О боже! Может ли быть совпадение более буквальным? И значит ли это, что где-то в то или иное время какой-то юный турок, или юный китаец, или юный эфиоп придумывали для себя точно то же самое? Или все-таки нас двое в этом мире?

Стивен Дедал, он же Джойс, и я.


Как бы мне хотелось взглянуть на того мальчика на бесплатной деревянной, кружащейся на железном кронштейне площадке в Парке имени Горького пятидесятых годов. Помню, как земля закачалась у него в глазах, а потом и под ногами, и стало тошно от кружения. Весело ему было, восторженно? Интересно жить?

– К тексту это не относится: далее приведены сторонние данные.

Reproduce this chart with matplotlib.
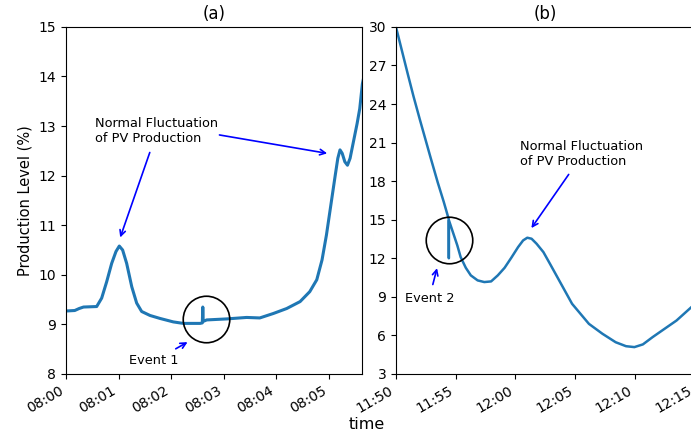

Почему-то именно это я постоянно вспоминаю с точностью. Это было время “межквартирной” дружбы. Алёшка Габрилович, Вовка Вербенко и Нисик Вафа, сын писателяэмигранта, полуеврей-полуиндус. Все из одного подъезда. Все старше меня.

В парке я как-то, видимо, очень романтически засмотрелся на небо, наверное, что-то воображал и изображал. “Куда ты смотришь?” – спросил Алёшка. “Он смотрит в даль”, – насмешливо сказал худой полуиндус. Наверное, мне было десять лет.

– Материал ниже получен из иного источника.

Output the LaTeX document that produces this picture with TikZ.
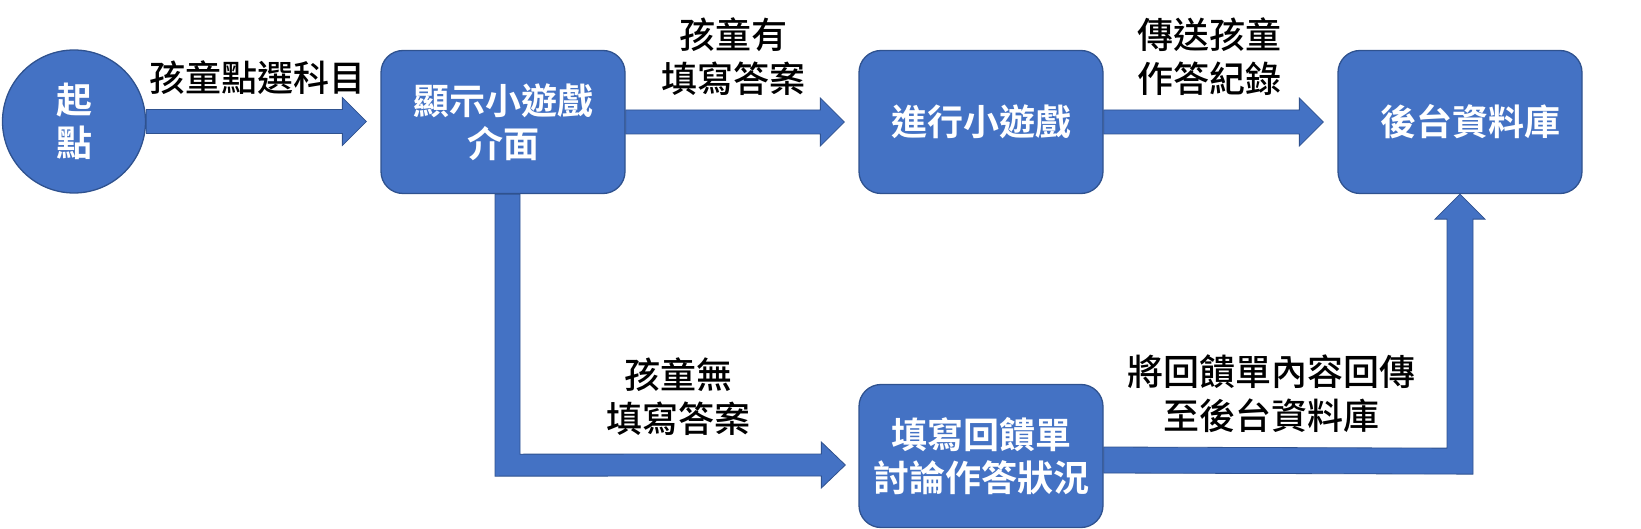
\documentclass[tikz,border=0pt]{standalone}
\usepackage{fontspec}
\newfontfamily\cjk{Noto Sans CJK TC}[UprightFont=* Medium, BoldFont=* Bold]
\usetikzlibrary{calc}
\definecolor{boxblue}{HTML}{4472C4}
\definecolor{edgeblue}{HTML}{2F528F}
\tikzset{
  box/.style={draw=edgeblue, line width=1.3pt, fill=boxblue, rounded corners=22pt,
    minimum width=244pt, minimum height=143pt, text=white,
    font=\cjk\bfseries\fontsize{36}{43}\selectfont, align=center, inner sep=0pt},
  startcirc/.style={circle, draw=edgeblue, line width=1.3pt, fill=boxblue,
    minimum size=143pt, text=white, font=\cjk\bfseries\fontsize{36}{43}\selectfont,
    align=center, inner sep=0pt},
  lbl/.style={font=\cjk\fontsize{36}{44}\selectfont, align=center, text=black, inner sep=0pt},
  barrow/.style={fill=boxblue, draw=edgeblue, line width=0.8pt, line join=miter},
}
\newcommand\blkright[2]{\draw[barrow] let \p1=(#1), \p2=(#2) in
  (\x1,\y1+12pt) -- (\x2-24pt,\y1+12pt) -- (\x2-24pt,\y1+24pt) -- (\x2,\y1)
  -- (\x2-24pt,\y1-24pt) -- (\x2-24pt,\y1-12pt) -- (\x1,\y1-12pt) -- cycle;}
\begin{document}
\begin{tikzpicture}[x=1pt, y=-1pt]
\useasboundingbox (0,0) rectangle (1641,529);
% nodes
\node[startcirc] (s) at (74,121.5) {起\\點};
\node[box] (b2) at (503,122) {\rule{0pt}{30pt}顯示小遊戲\\介面};
\node[box] (b3) at (981,122) {進行小遊戲};
\node[box] (b4) at (1460,122) {\hspace*{20pt}後台資料庫};
\node[box] (b5) at (981,456) {填寫回饋單\\討論作答狀況};
% straight arrows
\coordinate (t1) at ($(b2.west)+(-14,0)$);
\coordinate (t2) at ($(b3.west)+(-14,0)$);
\coordinate (t3) at ($(b4.west)+(-14,0)$);
\blkright{s.east}{t1}
\blkright{b2.east}{t2}
\blkright{b3.east}{t3}
% elbow arrow: b2 -> b5
\coordinate (t4) at ($(b5.west)+(-13,9)$);
\draw[barrow] ($(b2.south)+(-8,0)$) -- ($(b2.south)+(-8,282)$) -- ($(t4)+(-24,11)$)
  -- ($(t4)+(-24,23)$) -- (t4) -- ($(t4)+(-24,-23)$) -- ($(t4)+(-24,-11)$)
  -- ($(b2.south)+(17,260)$) -- ($(b2.south)+(17,0)$) -- cycle;
% elbow arrow: b5 -> b4
\draw[barrow] ($(b5.east)+(0,-9)$) -- ($(b4.south)+(-13,254)$) -- ($(b4.south)+(-13,25)$)
  -- ($(b4.south)+(-25,25)$) -- (b4.south) -- ($(b4.south)+(25,25)$)
  -- ($(b4.south)+(13,25)$) -- ($(b4.south)+(13,280)$) -- ($(b5.east)+(0,17)$) -- cycle;
% labels
\node[lbl] (l1) at (257,78) {孩童點選科目};
\node[lbl] (l2) at (733,57) {孩童有\\填寫答案};
\node[lbl] (l3) at (1209,57) {傳送孩童\\作答紀錄};
\node[lbl] (l4) at (678,397) {孩童無\\填寫答案};
\node[lbl] (l5) at (1271,394) {將回饋單內容回傳\\至後台資料庫};
\end{tikzpicture}
\end{document}
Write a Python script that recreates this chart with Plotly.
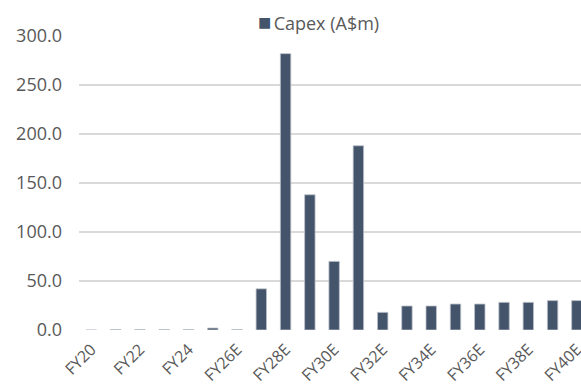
import plotly.graph_objects as go

categories = ["FY20", "FY21", "FY22", "FY23", "FY24", "FY25", "FY26E", "FY27E", "FY28E",
              "FY29E", "FY30E", "FY31E", "FY32E", "FY33E", "FY34E", "FY35E", "FY36E",
              "FY37E", "FY38E", "FY39E", "FY40E"]
capex = [0.0, 0.4, 0.4, 0.4, 0.4, 2.0, 0.4, 42.0, 282.0, 138.0, 70.0, 188.0, 18.0,
         24.5, 24.5, 26.5, 26.5, 28.2, 28.2, 30.0, 30.0]
tick_labels = ["FY20", "FY22", "FY24", "FY26E", "FY28E", "FY30E", "FY32E", "FY34E",
               "FY36E", "FY38E", "FY40E"]
y_ticks = [0, 50, 100, 150, 200, 250, 300]
series_name = "Capex (A$m)"
bar_color = "#44546A"

tick_positions = [i for i, c in enumerate(categories) if c in tick_labels]

fig = go.Figure()
fig.add_trace(go.Bar(
    x=list(range(len(categories))), y=capex, name=series_name,
    marker=dict(color=bar_color, line=dict(color="#BCC2CC", width=0.8)),
    showlegend=False,
))

# legend drawn as a text key (square swatch close to label, as in the original)
fig.add_annotation(
    text=(f"<span style='color:{bar_color};font-size:22px'>■</span>"
          f"<span style='font-size:9px'> </span>{series_name}"),
    xref="paper", yref="paper", x=(256 - 79) / (581 - 79), y=1 + (36 - 21) / 294,
    xanchor="left", yanchor="middle", showarrow=False,
    font=dict(family="Open Sans", size=18, color="#595959"),
)

fig.update_layout(
    width=581, height=387,
    margin=dict(l=79, r=0, t=36, b=57),
    paper_bgcolor="white", plot_bgcolor="white",
    font=dict(family="Open Sans", color="#595959", size=16),
    bargap=0.57,
    showlegend=False,
    xaxis=dict(range=[-0.51, 20.17], tickmode="array", tickvals=tick_positions,
               ticktext=tick_labels, tickangle=-45, showgrid=False, zeroline=False,
               showline=False, ticks="", automargin=False, ticklabelstandoff=6,
               ticklabeloverflow="allow",
               tickfont=dict(size=16, color="#595959")),
    yaxis=dict(range=[0, 300], tickvals=y_ticks, tickformat=".1f", showgrid=True,
               gridcolor="#D9D9D9", gridwidth=1.5, zeroline=False, showline=False,
               ticks="", ticklabelstandoff=16, automargin=False,
               tickfont=dict(size=18, color="#595959")),
)

fig.write_html("out.html")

51-й год, страшный, длинный ночной звонок в дверь, особенно страшный после рассказа, как в 49-м ночью брали Переца Маркиша.

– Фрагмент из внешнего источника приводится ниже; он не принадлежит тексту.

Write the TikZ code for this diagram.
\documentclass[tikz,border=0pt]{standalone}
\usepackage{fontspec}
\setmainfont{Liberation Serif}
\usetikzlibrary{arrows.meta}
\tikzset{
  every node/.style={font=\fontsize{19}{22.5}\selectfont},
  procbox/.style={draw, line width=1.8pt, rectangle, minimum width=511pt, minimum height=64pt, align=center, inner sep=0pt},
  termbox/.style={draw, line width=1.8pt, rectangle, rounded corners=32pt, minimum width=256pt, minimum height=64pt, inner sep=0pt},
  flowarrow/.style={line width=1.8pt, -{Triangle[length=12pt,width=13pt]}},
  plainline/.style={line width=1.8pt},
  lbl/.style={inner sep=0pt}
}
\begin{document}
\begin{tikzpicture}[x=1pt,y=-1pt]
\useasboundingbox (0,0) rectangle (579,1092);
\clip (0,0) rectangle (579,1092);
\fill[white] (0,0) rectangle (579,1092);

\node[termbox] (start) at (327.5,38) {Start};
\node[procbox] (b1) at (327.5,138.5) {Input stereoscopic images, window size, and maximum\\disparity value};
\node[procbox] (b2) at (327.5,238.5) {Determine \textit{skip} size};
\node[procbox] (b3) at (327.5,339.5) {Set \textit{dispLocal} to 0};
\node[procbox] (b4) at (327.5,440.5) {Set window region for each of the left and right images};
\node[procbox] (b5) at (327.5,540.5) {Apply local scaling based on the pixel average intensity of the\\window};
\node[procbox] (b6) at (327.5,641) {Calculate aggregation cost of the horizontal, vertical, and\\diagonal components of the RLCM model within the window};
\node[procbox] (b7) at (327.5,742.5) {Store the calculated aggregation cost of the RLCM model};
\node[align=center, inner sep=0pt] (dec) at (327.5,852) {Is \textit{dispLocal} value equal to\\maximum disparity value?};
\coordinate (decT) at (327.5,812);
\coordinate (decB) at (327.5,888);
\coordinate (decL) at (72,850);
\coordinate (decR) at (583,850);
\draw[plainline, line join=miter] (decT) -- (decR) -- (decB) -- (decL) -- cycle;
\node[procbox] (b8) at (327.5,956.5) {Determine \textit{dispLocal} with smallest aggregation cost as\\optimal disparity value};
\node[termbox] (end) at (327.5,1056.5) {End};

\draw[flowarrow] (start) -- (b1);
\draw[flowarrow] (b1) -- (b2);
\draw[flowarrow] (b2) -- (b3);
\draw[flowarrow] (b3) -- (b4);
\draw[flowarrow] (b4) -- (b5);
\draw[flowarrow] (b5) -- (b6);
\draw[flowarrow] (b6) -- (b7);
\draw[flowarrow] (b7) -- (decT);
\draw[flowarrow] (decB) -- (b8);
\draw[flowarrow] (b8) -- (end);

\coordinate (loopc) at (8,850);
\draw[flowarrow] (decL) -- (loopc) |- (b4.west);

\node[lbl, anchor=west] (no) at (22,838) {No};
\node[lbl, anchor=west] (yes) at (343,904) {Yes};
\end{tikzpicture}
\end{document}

Значит, я все это уже знал?


Не надо представлять себе жизнь того времени как полностью подавленную, раздавленную гнетом сталинизма. Уродливую, ужасную, кровавую – да, – но не раздавленную в тех обычных формах, в которых жизнь существует всегда, даже при самом страшном режиме. Увы, неладно бывает в любом королевстве, но все равно там живут, смеются, соединяются, радуются. Тем более, что большинству режим вовсе не казался страшным, не ощущался он как режим – что тоже было, конечно, страшно. При этом та жизнь была по-своему и живой и насыщенной, в ней многое тянулось от войны, от довоенного времени.